WHAT THIS TASK INVOLVES —
Return each line of the listing below, unchanged, and omit the images.

DATASET SECTION —
start
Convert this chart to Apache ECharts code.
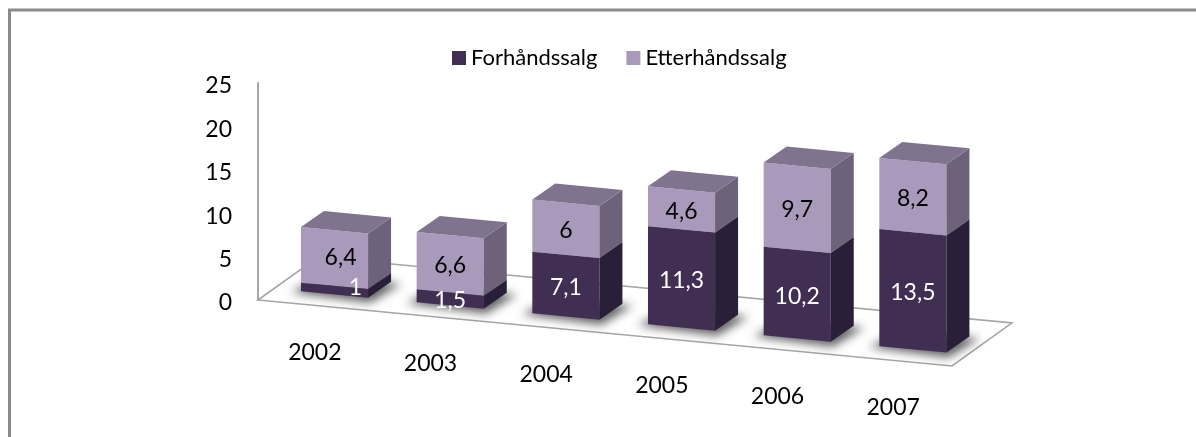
<!DOCTYPE html>
<html>
<head>
<meta charset="utf-8">
<style>html,body{margin:0;padding:0;background:#fff}#c{width:1196px;height:437px}</style>
<script src="https://cdn.jsdelivr.net/npm/echarts@6/dist/echarts.min.js"></script>
</head>
<body>
<div id="c"></div>
<script>
const years = ['2002','2003','2004','2005','2006','2007'];
const forhand = [1, 1.5, 7.1, 11.3, 10.2, 13.5];
const etterhand = [6.4, 6.6, 6, 4.6, 9.7, 8.2];
const yTicks = {min:0, max:25, interval:5};

const FONT = 'Lato';
const SLOPE = 0.095;              // floor skew in px per px along the category axis
const FLOOR_DEPTH = [60,-43];
const FRONT = [18.7,-11];         // offset of bar fronts from the floor's front edge
const DEPTH = [23,-16];
const COL = {
  darkFront:'#402f53', darkSide:'#2a1f38',
  lightFront:'#a99abc', lightSide:'#6d6279', lightTop:'#7f7390', floor:'#a6a6a6'
};
const LABEL_NUDGE = {'0-0':[21,-5], '0-1':[6,-2]};
const OFF = 3000;

function skew(p, cs){ return [p[0], p[1] + SLOPE*(p[0]-cs.x)]; }
function add(p, v){ return [p[0]+v[0], p[1]+v[1]]; }

function barItem(front, side, top, textFill, sIdx){
  return function(params, api){
    const i = api.value(0), v = api.value(1), base = api.value(2);
    const cs = params.coordSys;
    const w = api.size([1,0])[0]*0.58;
    const cx = api.coord([i,0])[0];
    const yb = api.coord([i,base])[1], yt = api.coord([i,base+v])[1];
    const at = (x,y)=>add(skew([x,y],cs),FRONT);
    const bl = at(cx-w/2,yb), br = at(cx+w/2,yb), tl = at(cx-w/2,yt), tr = at(cx+w/2,yt);
    const children = [
      {type:'polygon',shape:{points:[bl,br,tr,tl]},style:{fill:front}},
      {type:'polygon',shape:{points:[br,add(br,DEPTH),add(tr,DEPTH),tr]},style:{fill:side}}
    ];
    if (top) children.push({type:'polygon',shape:{points:[tl,tr,add(tr,DEPTH),add(tl,DEPTH)]},style:{fill:top}});
    const n = LABEL_NUDGE[i+'-'+sIdx] || [0,0];
    const c = at(cx,(yb+yt)/2);
    children.push({type:'text',z2:10,style:{
      x:c[0]+n[0], y:c[1]+n[1]+2, text:String(v).replace('.',','),
      fill:textFill, font:'23px '+FONT, align:'center', verticalAlign:'middle'}});
    return {type:'group',children};
  };
}

function shadowItem(params, api){
  const i = api.value(0), cs = params.coordSys;
  const w = api.size([1,0])[0]*0.58;
  const cx = api.coord([i,0])[0], y0 = api.coord([i,0])[1];
  const at = (x,y)=>add(skew([x,y],cs),FRONT);
  const bl = at(cx-w/2,y0), br = at(cx+w/2,y0);
  const pts = [add(bl,[-10,1]), add(br,[2,5]), add(add(br,DEPTH),[10,2]), add(add(bl,DEPTH),[0,0])]
    .map(p=>[p[0]-OFF,p[1]]);
  return {type:'polygon',shape:{points:pts},style:{
    fill:'#000',shadowBlur:10,shadowOffsetX:OFF,shadowColor:'rgba(70,70,70,0.85)'}};
}

function floorItem(params){
  const cs = params.coordSys, y = cs.y+cs.height;
  const fl = skew([cs.x,y],cs), fr = skew([cs.x+cs.width,y],cs);
  return {type:'polygon',shape:{points:[fl,fr,add(fr,FLOOR_DEPTH),add(fl,FLOOR_DEPTH)]},
    style:{fill:'#fff',stroke:COL.floor,lineWidth:1.6}};
}

function yearItem(params, api){
  const i = api.value(0), cs = params.coordSys;
  const p = skew(api.coord([i,0]),cs);
  return {type:'text',style:{x:p[0]-1,y:p[1]+47.5,text:years[i],fill:'#000',
    font:'23px '+FONT,align:'center',verticalAlign:'middle'}};
}

const chart = echarts.init(document.getElementById('c'),null,{renderer:'canvas'});
chart.setOption({
  animation:false,
  backgroundColor:'#fff',
  graphic:[{type:'polyline',silent:true,shape:{points:[[9.5,437],[9.5,10],[1196,10]]},
    style:{stroke:'#8a8a8a',lineWidth:3,fill:null}}],
  legend:{
    data:['Forhåndssalg','Etterhåndssalg'],left:447,top:42,icon:'rect',itemWidth:14,itemHeight:14,
    itemGap:29,textStyle:{fontFamily:FONT,fontSize:22,color:'#000'},selectedMode:false
  },
  grid:{left:258,top:83,width:694,height:217},
  xAxis:{type:'category',data:years,axisLine:{show:false},axisTick:{show:false},axisLabel:{show:false},splitLine:{show:false}},
  yAxis:{type:'value',min:yTicks.min,max:yTicks.max,interval:yTicks.interval,
    axisLine:{show:true,lineStyle:{color:COL.floor,width:2}},axisTick:{show:false},splitLine:{show:false},
    axisLabel:{margin:26,color:'#000',fontFamily:FONT,fontSize:23,formatter:'{a|{value}}',
      rich:{a:{fontFamily:FONT,fontSize:23,color:'#000',padding:[6,0,0,0]}}}},
  series:[
    {type:'custom',name:'floor',z:1,silent:true,data:[[0,0]],encode:{x:0,y:1},renderItem:floorItem},
    {type:'custom',name:'years',z:1,silent:true,data:years.map((_,i)=>[i,0]),encode:{x:0,y:1},renderItem:yearItem},
    {type:'custom',name:'shadow',z:2,silent:true,data:years.map((_,i)=>[i,0]),encode:{x:0,y:1},renderItem:shadowItem},
    {type:'custom',name:'Etterhåndssalg',z:3,itemStyle:{color:COL.lightFront},
      data:etterhand.map((v,i)=>[i,v,forhand[i]]),encode:{x:0,y:1},
      renderItem:barItem(COL.lightFront,COL.lightSide,COL.lightTop,'#000',1)},
    {type:'custom',name:'Forhåndssalg',z:4,itemStyle:{color:COL.darkFront},
      data:forhand.map((v,i)=>[i,v,0]),encode:{x:0,y:1},
      renderItem:barItem(COL.darkFront,COL.darkSide,null,'#fff',0)}
  ]
});
</script>
</body>
</html>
end
EXERCISE RESPONSE —
Convert this chart to Apache ECharts code.
<!DOCTYPE html>
<html>
<head>
<meta charset="utf-8">
<style>html,body{margin:0;padding:0;background:#fff}#c{width:1196px;height:437px}</style>
<script src="https://cdn.jsdelivr.net/npm/echarts@6/dist/echarts.min.js"></script>
</head>
<body>
<div id="c"></div>
<script>
const years = ['2002','2003','2004','2005','2006','2007'];
const forhand = [1, 1.5, 7.1, 11.3, 10.2, 13.5];
const etterhand = [6.4, 6.6, 6, 4.6, 9.7, 8.2];
const yTicks = {min:0, max:25, interval:5};

const FONT = 'Lato';
const SLOPE = 0.095;              // floor skew in px per px along the category axis
const FLOOR_DEPTH = [60,-43];
const FRONT = [18.7,-11];         // offset of bar fronts from the floor's front edge
const DEPTH = [23,-16];
const COL = {
  darkFront:'#402f53', darkSide:'#2a1f38',
  lightFront:'#a99abc', lightSide:'#6d6279', lightTop:'#7f7390', floor:'#a6a6a6'
};
const LABEL_NUDGE = {'0-0':[21,-5], '0-1':[6,-2]};
const OFF = 3000;

function skew(p, cs){ return [p[0], p[1] + SLOPE*(p[0]-cs.x)]; }
function add(p, v){ return [p[0]+v[0], p[1]+v[1]]; }

function barItem(front, side, top, textFill, sIdx){
  return function(params, api){
    const i = api.value(0), v = api.value(1), base = api.value(2);
    const cs = params.coordSys;
    const w = api.size([1,0])[0]*0.58;
    const cx = api.coord([i,0])[0];
    const yb = api.coord([i,base])[1], yt = api.coord([i,base+v])[1];
    const at = (x,y)=>add(skew([x,y],cs),FRONT);
    const bl = at(cx-w/2,yb), br = at(cx+w/2,yb), tl = at(cx-w/2,yt), tr = at(cx+w/2,yt);
    const children = [
      {type:'polygon',shape:{points:[bl,br,tr,tl]},style:{fill:front}},
      {type:'polygon',shape:{points:[br,add(br,DEPTH),add(tr,DEPTH),tr]},style:{fill:side}}
    ];
    if (top) children.push({type:'polygon',shape:{points:[tl,tr,add(tr,DEPTH),add(tl,DEPTH)]},style:{fill:top}});
    const n = LABEL_NUDGE[i+'-'+sIdx] || [0,0];
    const c = at(cx,(yb+yt)/2);
    children.push({type:'text',z2:10,style:{
      x:c[0]+n[0], y:c[1]+n[1]+2, text:String(v).replace('.',','),
      fill:textFill, font:'23px '+FONT, align:'center', verticalAlign:'middle'}});
    return {type:'group',children};
  };
}

function shadowItem(params, api){
  const i = api.value(0), cs = params.coordSys;
  const w = api.size([1,0])[0]*0.58;
  const cx = api.coord([i,0])[0], y0 = api.coord([i,0])[1];
  const at = (x,y)=>add(skew([x,y],cs),FRONT);
  const bl = at(cx-w/2,y0), br = at(cx+w/2,y0);
  const pts = [add(bl,[-10,1]), add(br,[2,5]), add(add(br,DEPTH),[10,2]), add(add(bl,DEPTH),[0,0])]
    .map(p=>[p[0]-OFF,p[1]]);
  return {type:'polygon',shape:{points:pts},style:{
    fill:'#000',shadowBlur:10,shadowOffsetX:OFF,shadowColor:'rgba(70,70,70,0.85)'}};
}

function floorItem(params){
  const cs = params.coordSys, y = cs.y+cs.height;
  const fl = skew([cs.x,y],cs), fr = skew([cs.x+cs.width,y],cs);
  return {type:'polygon',shape:{points:[fl,fr,add(fr,FLOOR_DEPTH),add(fl,FLOOR_DEPTH)]},
    style:{fill:'#fff',stroke:COL.floor,lineWidth:1.6}};
}

function yearItem(params, api){
  const i = api.value(0), cs = params.coordSys;
  const p = skew(api.coord([i,0]),cs);
  return {type:'text',style:{x:p[0]-1,y:p[1]+47.5,text:years[i],fill:'#000',
    font:'23px '+FONT,align:'center',verticalAlign:'middle'}};
}

const chart = echarts.init(document.getElementById('c'),null,{renderer:'canvas'});
chart.setOption({
  animation:false,
  backgroundColor:'#fff',
  graphic:[{type:'polyline',silent:true,shape:{points:[[9.5,437],[9.5,10],[1196,10]]},
    style:{stroke:'#8a8a8a',lineWidth:3,fill:null}}],
  legend:{
    data:['Forhåndssalg','Etterhåndssalg'],left:447,top:42,icon:'rect',itemWidth:14,itemHeight:14,
    itemGap:29,textStyle:{fontFamily:FONT,fontSize:22,color:'#000'},selectedMode:false
  },
  grid:{left:258,top:83,width:694,height:217},
  xAxis:{type:'category',data:years,axisLine:{show:false},axisTick:{show:false},axisLabel:{show:false},splitLine:{show:false}},
  yAxis:{type:'value',min:yTicks.min,max:yTicks.max,interval:yTicks.interval,
    axisLine:{show:true,lineStyle:{color:COL.floor,width:2}},axisTick:{show:false},splitLine:{show:false},
    axisLabel:{margin:26,color:'#000',fontFamily:FONT,fontSize:23,formatter:'{a|{value}}',
      rich:{a:{fontFamily:FONT,fontSize:23,color:'#000',padding:[6,0,0,0]}}}},
  series:[
    {type:'custom',name:'floor',z:1,silent:true,data:[[0,0]],encode:{x:0,y:1},renderItem:floorItem},
    {type:'custom',name:'years',z:1,silent:true,data:years.map((_,i)=>[i,0]),encode:{x:0,y:1},renderItem:yearItem},
    {type:'custom',name:'shadow',z:2,silent:true,data:years.map((_,i)=>[i,0]),encode:{x:0,y:1},renderItem:shadowItem},
    {type:'custom',name:'Etterhåndssalg',z:3,itemStyle:{color:COL.lightFront},
      data:etterhand.map((v,i)=>[i,v,forhand[i]]),encode:{x:0,y:1},
      renderItem:barItem(COL.lightFront,COL.lightSide,COL.lightTop,'#000',1)},
    {type:'custom',name:'Forhåndssalg',z:4,itemStyle:{color:COL.darkFront},
      data:forhand.map((v,i)=>[i,v,0]),encode:{x:0,y:1},
      renderItem:barItem(COL.darkFront,COL.darkSide,null,'#fff',0)}
  ]
});
</script>
</body>
</html>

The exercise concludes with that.